Bisping has three children, aged 10, eight and one, all with long-term partner Rebecca. He has recently moved the family from Clitheroe to California, which sounds great but is actually temporary because he was going to be in America for several months filming and then training.

"I'm doing this for the family, but its not much fun if I'm spending six to eight months out of the country without them," he said. "But as I tell them when I'm away, I could be in the army, and I wouldn't be paid as much."

It is not an idle suggestion. Bisping comes from a military family. Even his surname is derived from the Germanic name for an ancestor who led a Polish cavalry regiment in the Middle Ages. His father was in the army, which is why Bisping was born in Cyprus, and both brothers joined.

"Adam just came back from Afghanistan last week," said Bisping, "Conrad used to be in the army but while on an exercise on Salisbury Plain a guy he was commanding put a pickaxe in his head."

It puts the violence of his chosen career into perspective, especially given the rewards. "I'm doing pretty well," he said. "I'm earning more money than I could ever have done in any line of work. UFC have always been very generous. My first fight they gave me a $50,000 cheque on top of my purse. I was skint then, I couldn't believe it. Belt holders fight for several million a fight, they are millionaires."

The money is generated by pay-per-view. In the US last year only marquee boxers Floyd Mayweather and Manny Pacquiao outgrossed pay-per-view earnings by UFC fights. Bisping, who ranked in the top 10 of the middleweight division, hopes to get a title shot soon. At 32 he aims to fight until he is 40, then stay in the industry as either a coach or pundit.

"I love the sport," he said, "and it's been good to me. We have a good lifestyle now, several houses and so on, but I don't take it for granted. I train very hard because I never want to go back on that building site."

Season 14 of The Ultimate Fighter begins on FX at 11pm tonight.



Inside the cage: What is mixed martial arts?

Mixed martial arts has an ancient history, but the current sport is primarily descended from Japanese and Brazilian origins. In its early years only biting and eye-gouging were banned as bare-knuckled boxers, sumo wrestlers, grapplers, ju-jitsu experts and other specialists went toe-to-toe. It could be brutal and the MTV "claymation" series, Celebrity Deathmatch, appears to have been modelled on these early contests. But regulation grew after Senator John McCain, the 2008 US presidential candidate, described MMA as "barbaric" and sought to get it banned in 1996. There are now weight divisions, lightweight gloves, and a long list of rules.

"You can punch, kick, knee, elbow, use ju-jitsu, and take opponents to the ground with wrestling moves," says Bisping, who is classified primarily as a striker rather than a grappler, mainly using kick-boxing techniques. He added: "On the ground you can choke them out or apply submission holds. You can strike them while on the ground, punch and elbow."

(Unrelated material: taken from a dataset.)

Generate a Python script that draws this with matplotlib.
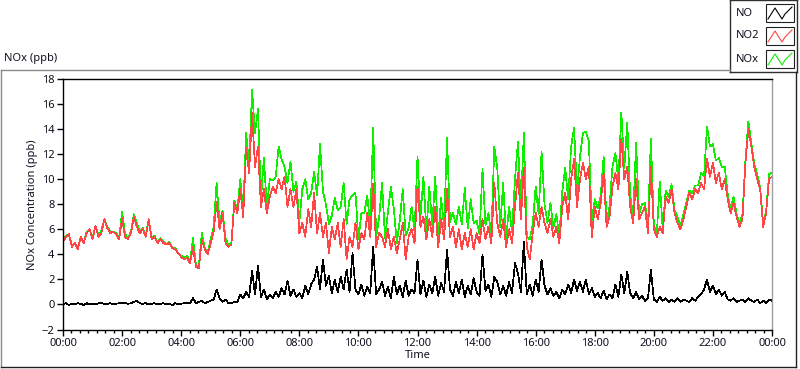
import numpy as np
import matplotlib.pyplot as plt
from matplotlib.lines import Line2D
from matplotlib.patches import Rectangle

plt.rcParams['font.family'] = ['Noto Sans', 'DejaVu Sans']

# readings every 6 minutes, 00:00 .. 24:00 (ppb)
no = [0.0, 0.1, -0.05, 0.05, 0.0, 0.1, 0.05, -0.05, 0.1, 0.0,
      0.05, 0.0, 0.1, 0.15, 0.0, 0.05, 0.1, 0.0, 0.05, 0.1,
      0.1, 0.15, 0.05, 0.1, 0.2, 0.3, 0.1, 0.05, 0.1, 0.0,
      0.05, 0.1, 0.0, 0.05, 0.1, 0.0, 0.05, -0.05, 0.1, 0.0,
      0.05, 0.1, 0.15, 0.1, 0.5, 0.1, 0.2, 0.3, 0.1, 0.2,
      0.3, 0.4, 1.2, 0.5, 0.2, 0.4, 0.1, 0.1, 0.2, 0.2,
      0.8, 0.5, 1.0, 0.6, 2.7, 0.8, 3.1, 0.6, 1.2, 0.4,
      0.8, 0.5, 1.0, 0.6, 1.3, 0.8, 1.9, 0.7, 1.2, 0.6,
      0.9, 0.5, 1.5, 0.8, 1.6, 2.0, 3.0, 1.2, 3.6, 1.5,
      2.3, 0.9, 2.0, 1.0, 2.2, 1.2, 2.8, 1.0, 4.1, 1.2,
      0.8, 1.6, 0.7, 1.4, 0.9, 4.6, 0.8, 1.2, 1.8, 0.7,
      1.4, 0.5, 2.2, 0.8, 1.5, 0.6, 1.9, 0.7, 1.2, 0.9,
      3.6, 0.8, 1.9, 0.6, 1.6, 0.9, 2.2, 0.7, 1.7, 1.0,
      4.4, 1.2, 0.7, 1.8, 0.9, 2.0, 0.6, 1.5, 0.8, 2.1,
      1.0, 0.7, 4.0, 1.1, 1.6, 0.6, 2.2, 1.8, 0.8, 1.5,
      0.7, 1.8, 0.9, 3.3, 2.5, 1.0, 5.0, 0.8, 1.6, 0.7,
      2.0, 1.0, 3.6, 1.5, 0.8, 1.3, 0.7, 1.0, 0.5, 1.2,
      0.8, 1.6, 0.9, 2.0, 1.1, 1.8, 1.0, 2.0, 0.8, 1.3,
      0.6, 0.9, 0.5, 1.1, 0.4, 0.8, 0.5, 1.6, 0.6, 2.4,
      0.9, 2.6, 0.9, 0.5, 1.0, 0.4, 0.7, 0.3, 0.5, 2.8,
      0.4, 0.2, 0.6, 0.3, 0.5, 0.2, 0.4, 0.2, 0.5, 0.2,
      0.4, 0.3, 0.2, 0.5, 0.3, 0.6, 0.8, 1.2, 2.0, 1.0,
      1.5, 0.8, 1.2, 0.7, 1.0, 0.4, 0.3, 0.5, 0.2, 0.3,
      0.4, 0.2, 0.5, 0.3, 0.2, 0.4, 0.1, 0.3, 0.1, 0.4,
      0.3]

no2 = [5.0, 5.4, 5.6, 4.6, 4.9, 4.4, 5.4, 4.9, 5.7, 6.0,
       5.2, 6.3, 5.4, 5.7, 6.8, 6.1, 5.7, 5.8, 5.6, 5.2,
       6.9, 5.4, 5.2, 5.7, 7.0, 6.2, 5.7, 6.0, 5.4, 6.8,
       5.2, 5.4, 4.9, 5.2, 4.9, 4.8, 4.9, 4.5, 4.4, 4.1,
       3.8, 3.6, 3.7, 3.3, 4.6, 3.0, 2.9, 5.2, 4.4, 4.0,
       4.9, 5.8, 8.2, 6.0, 7.3, 4.9, 4.6, 4.8, 8.1, 7.3,
       9.2, 7.0, 12.5, 10.5, 15.3, 11.0, 12.6, 7.8, 9.2, 7.3,
       8.6, 9.4, 8.9, 10.0, 9.2, 10.2, 7.8, 9.2, 7.8, 9.2,
       5.7, 6.5, 5.4, 7.6, 6.2, 8.9, 5.7, 7.3, 5.4, 6.5,
       4.1, 6.2, 5.2, 6.5, 4.6, 6.8, 3.6, 5.4, 4.6, 6.5,
       4.4, 5.7, 5.2, 7.3, 5.4, 9.6, 4.6, 5.7, 5.4, 4.6,
       6.0, 4.4, 5.4, 4.1, 5.2, 6.5, 3.6, 5.4, 6.0, 4.9,
       9.4, 6.2, 7.0, 5.2, 6.8, 5.4, 7.8, 4.6, 6.8, 5.2,
       9.2, 5.4, 6.2, 4.6, 6.0, 4.4, 5.7, 4.6, 6.0, 4.4,
       5.7, 4.9, 6.8, 5.2, 6.2, 4.9, 9.7, 6.5, 5.4, 6.8,
       4.6, 6.0, 4.9, 7.8, 10.5, 6.8, 10.9, 4.6, 3.6, 5.7,
       7.3, 6.2, 7.8, 6.5, 5.7, 6.8, 5.4, 6.2, 4.9, 7.8,
       8.9, 6.8, 10.0, 11.6, 7.8, 10.0, 11.3, 10.0, 11.0, 5.4,
       7.8, 6.8, 8.1, 10.5, 6.2, 7.0, 9.4, 10.5, 9.2, 13.2,
       10.0, 11.0, 7.8, 6.5, 10.0, 6.8, 7.3, 7.8, 5.7, 11.0,
       6.0, 5.4, 6.2, 5.7, 8.6, 8.1, 9.2, 7.3, 6.5, 6.0,
       6.8, 7.8, 8.9, 8.4, 9.2, 8.9, 9.7, 9.2, 11.6, 10.2,
       11.3, 9.7, 10.5, 9.2, 10.0, 8.4, 7.3, 8.1, 7.0, 6.2,
       6.8, 11.3, 14.0, 12.6, 11.0, 10.0, 9.2, 6.2, 7.3, 10.0,
       10.2]

nox = [5.0, 5.5, 5.6, 4.7, 4.9, 4.5, 5.4, 4.9, 5.8, 6.0,
       5.3, 6.3, 5.5, 5.9, 6.8, 6.2, 5.8, 5.8, 5.7, 5.3,
       7.4, 5.6, 5.3, 5.8, 7.2, 6.5, 5.8, 6.1, 5.5, 6.8,
       5.3, 5.5, 4.9, 5.3, 5.0, 4.8, 5.0, 4.5, 4.5, 4.1,
       3.9, 3.7, 3.9, 3.4, 5.3, 3.1, 3.1, 5.7, 4.5, 4.2,
       5.2, 6.2, 9.7, 6.5, 7.5, 5.3, 4.7, 4.9, 8.3, 7.5,
       10.0, 7.5, 13.7, 11.1, 17.1, 13.7, 15.6, 8.4, 11.7, 7.7,
       10.0, 9.9, 10.2, 12.6, 11.6, 11.0, 9.7, 11.4, 9.0, 9.8,
       6.6, 9.2, 10.0, 8.4, 8.9, 10.6, 8.7, 12.8, 9.0, 8.0,
       6.4, 7.1, 8.5, 7.5, 7.8, 9.7, 6.4, 8.4, 8.7, 8.9,
       5.2, 7.3, 7.3, 8.7, 6.3, 14.1, 5.4, 6.9, 9.7, 5.3,
       7.4, 9.4, 7.6, 4.9, 6.7, 9.2, 5.5, 6.1, 7.8, 5.8,
       11.8, 7.0, 10.2, 5.8, 9.4, 6.3, 10.2, 5.3, 8.5, 6.2,
       13.3, 6.6, 7.3, 6.4, 7.8, 6.4, 9.3, 6.1, 8.4, 6.5,
       6.7, 5.6, 10.8, 6.3, 7.3, 5.5, 12.6, 10.9, 6.2, 9.7,
       5.3, 7.8, 5.8, 10.0, 13.0, 7.8, 13.7, 5.4, 5.2, 6.4,
       9.4, 7.2, 12.2, 8.0, 6.5, 8.1, 6.1, 7.2, 5.4, 9.0,
       10.9, 8.4, 12.6, 14.1, 8.9, 11.8, 13.7, 13.8, 13.0, 6.7,
       8.4, 7.7, 8.6, 11.8, 6.6, 7.8, 11.0, 12.1, 9.8, 15.3,
       10.9, 14.5, 8.7, 7.0, 12.9, 7.2, 8.0, 8.1, 6.2, 13.2,
       6.4, 5.6, 9.8, 6.0, 9.1, 8.6, 9.6, 7.5, 7.0, 6.2,
       7.2, 8.1, 9.1, 8.9, 9.5, 9.5, 10.5, 10.2, 14.2, 12.6,
       12.8, 11.5, 11.7, 11.0, 11.0, 8.8, 7.6, 8.6, 7.2, 6.5,
       7.2, 11.5, 14.6, 12.9, 11.2, 10.4, 9.3, 6.5, 7.4, 10.4,
       10.5]

time_labels = ['00:00', '02:00', '04:00', '06:00', '08:00', '10:00', '12:00',
               '14:00', '16:00', '18:00', '20:00', '22:00', '00:00']

hours = np.arange(len(no2)) * 0.1

W, H = 800, 369
txt = '#101020'


def fx(x):
    return x / W


def fy(y):
    return 1 - y / H


fig = plt.figure(figsize=(W / 100, H / 100), dpi=100)
fig.patch.set_facecolor('white')

ax = fig.add_axes([fx(63), fy(329.5), (772 - 63) / W, (329.5 - 79) / H])
ax.plot(hours, nox, color='#10ee00', lw=0.5, antialiased=False)
ax.plot(hours, no2, color='#ff4545', lw=0.5, antialiased=False)
ax.plot(hours, no, color='black', lw=0.5, antialiased=False)

ax.set_xlim(0, 24)
ax.set_ylim(-2, 18)
ax.set_yticks(range(-2, 19, 2))
ax.set_xticks(range(0, 25, 2))
ax.set_xticklabels(time_labels)
ax.set_xticks(np.linspace(0, 24, 85), minor=True)
ax.tick_params(axis='both', which='major', labelsize=8, length=4, width=1,
               colors='black', labelcolor=txt, pad=2)
ax.tick_params(axis='x', which='minor', length=2, width=1, colors='black')
for s in ['left', 'bottom', 'top']:
    ax.spines[s].set_color('black')
    ax.spines[s].set_linewidth(1)
ax.spines['right'].set_color('#a0a0a0')
ax.spines['right'].set_linewidth(1)

ax.set_ylabel('NOx Concentration (ppb)', fontsize=8, color=txt, labelpad=3)
ax.set_xlabel('Time', fontsize=8, color=txt, labelpad=1)

fig.text(fx(4), fy(58), 'NOx (ppb)', fontsize=8, color=txt, va='center', ha='left')

# outer frame of the graph
gray = '#8a8a8a'
fig.add_artist(Line2D([fx(0.5), fx(730)], [fy(69.5), fy(69.5)], color=gray, lw=1))
fig.add_artist(Line2D([fx(0.5), fx(0.5)], [fy(69.5), fy(366.5)], color=gray, lw=1))
fig.add_artist(Line2D([fx(0.5), fx(796)], [fy(366.5), fy(366.5)], color='#202020', lw=1))
fig.add_artist(Line2D([fx(795.5), fx(795.5)], [fy(72), fy(366.5)], color='#202020', lw=1))

# legend box
lg = fig.add_axes([fx(730), fy(72), 67 / W, 72 / H])
lg.set_xlim(0, 67)
lg.set_ylim(72, 0)
lg.set_xticks([])
lg.set_yticks([])
for s in lg.spines.values():
    s.set_color('#303030')
    s.set_linewidth(1)
names = ['NO', 'NO2', 'NOx']
colors = ['black', '#ff4545', '#10ee00']
rows = [13, 36, 59]
for name, c, yc in zip(names, colors, rows):
    lg.text(6, yc, name, fontsize=8, color=txt, va='center', ha='left')
    lg.add_patch(Rectangle((36, yc - 9), 28, 18, fill=False, ec='#202020', lw=0.8))
    lg.plot([38, 45, 52, 55, 62], [yc + 6, yc - 5, yc + 6, yc + 1, yc - 6], color=c, lw=0.8)

fig.savefig('out.png', dpi=100)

Bouts last three rounds of five minutes (five rounds for championship bouts) and are held in a chain-link fenced Octagon. It still looks savage to viewers brought up on boxing's Queensbury Rules but Bisping is keen to stress it looks worse than it is because of the lighter gloves, and the fact fighters spend much of the time on the ground, means punches tend to produce less concussive power.

Whether it is safer than boxing, as Bisping and UFC argue, is unclear. More boxers die as a result of fighting and training, estimates put the average at 10 fatalities per year, but boxing is far more widespread. UFC point out that none of their fighters have been killed, but there have been two deaths suffered as a consequence of regulated MMA fights in America, in 2007 and 2010.